Chemical analysis was performed with the ASTM C 618 "Fly Ash and Raw or Calcined Natural Pozzalan for Use as a Mineral Admixture in Portland Cement Concrete" Class C requirements with three replications. One chemical replication test required one month according to this standard. The details of the test and analysis will be included in Annual Report.

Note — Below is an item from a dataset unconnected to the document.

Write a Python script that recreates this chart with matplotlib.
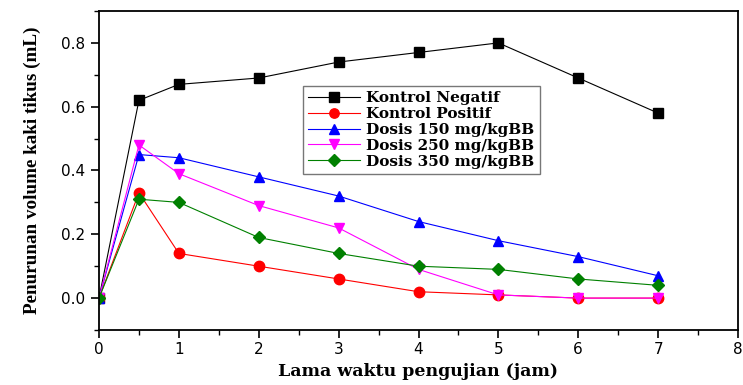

5. Particle Size Distribution Tests

The objective of these tests is to determine particle size distribution of each fly ash source. These data will be used to develop relationship concerning surface area of particles and the required water volume. The test standard applied in these tests was ASTM C 136 "Sieve Analysis of Fine and Coarse Aggregates". Retsch Sieve Shaker and US standard fine mesh sieves (#140 to #400) were used with the following test conditions (Fig. 1).

• Amplitude: 80 %
• Duration: 10 min.
• Sample weight: 100 gm.

6. Development of Methodology for Fly Ash Formulation

To provide the optimum formulation of fly ash, which can produce pumpability and high compressive strength, the tests with various formulations with three replication samples are under progress.

6.1 Test Procedure

The procedures defined in Section 7 of API Spec. 1 (1990) and Section 8 of API Spec. 10A (1995) have been applied on this test. Three samples have been cured in water curing bath controlled at 120oF (( 3oF). The samples are tested by the hydraulic testing machine (Carver lab Press), of which hydraulic capacity is 0 - 20, 000 lbf (Fig. 2).

6.2 Sample Preparation

Plastic coated 2-in. diameter paper mold was used to make samples for compressive strength tests. Grease is thinly applied on the interior faces of the molds and the contact surfaces of the stainless plate. The contact surface of the halves of each mold was also coated with grease to make the joint water tight when assembled. Excess grease was removed from the interior surface of the assembled molds. The molds were placed on a thinly greased stainless plate. Grease was also applied to the exterior contact line of the mold and the base plate.

6.3 Slurry Preparation

Eight hundred grams of fly ash sample was weighed by using the electronic scale having 0.01 gram accuracy. Water was weighed by graduated glass cylinder according to the Section 5.3 of API Spec. 10. Retarder and/or dispersant were added in the water while agitating in the mixer.

6.4 Test Results

Presently, the compressive strength tests with various formulations are under way. The test results and their analysis will be included in the Annual Report.

7. Next Quarter Plans

7.1 Development of methodology for the fly ash formulation

Through the compressive strength tests with various formulations, the optimum formulation of the fly ash will be determined. The compressive strength tests will be performed under the different curing times: 24 hrs, 48 hrs, and 1 week. The compressive strength will be calculated by dividing the maximum load in lbf by cross-sectional area in square inches. The dimensions of the test faces will be measured to ( 1/16-in. (1.6 mm) for calculation of the cross-sectional area. The rate of load increase will be 400 psi per minute for specimens expected to have greater than 500 psi strength. For specimens expected to have less than 500 psi strength, 100 psi increment per minute will be applied. The compressive strength will be recorded and averaged to the nearest 10 psi. The weight percent of dispersant and retarder will be adjusted by the results of thickening time test.

7.2 Thickening time tests

The elapsed time between the initial application of pressure and temperature of the apparatus and the occurrence of a consistency of 100 Bc will be reported as the thickening time for the test. The maximum consistency during the 15-30 minutes stirring period will be reported. The acceptance requirements for the maximum consistency during the 15-30 minutes stirring period will be 30 Bc for fly ash cement formulations in accordance with API RP 10A.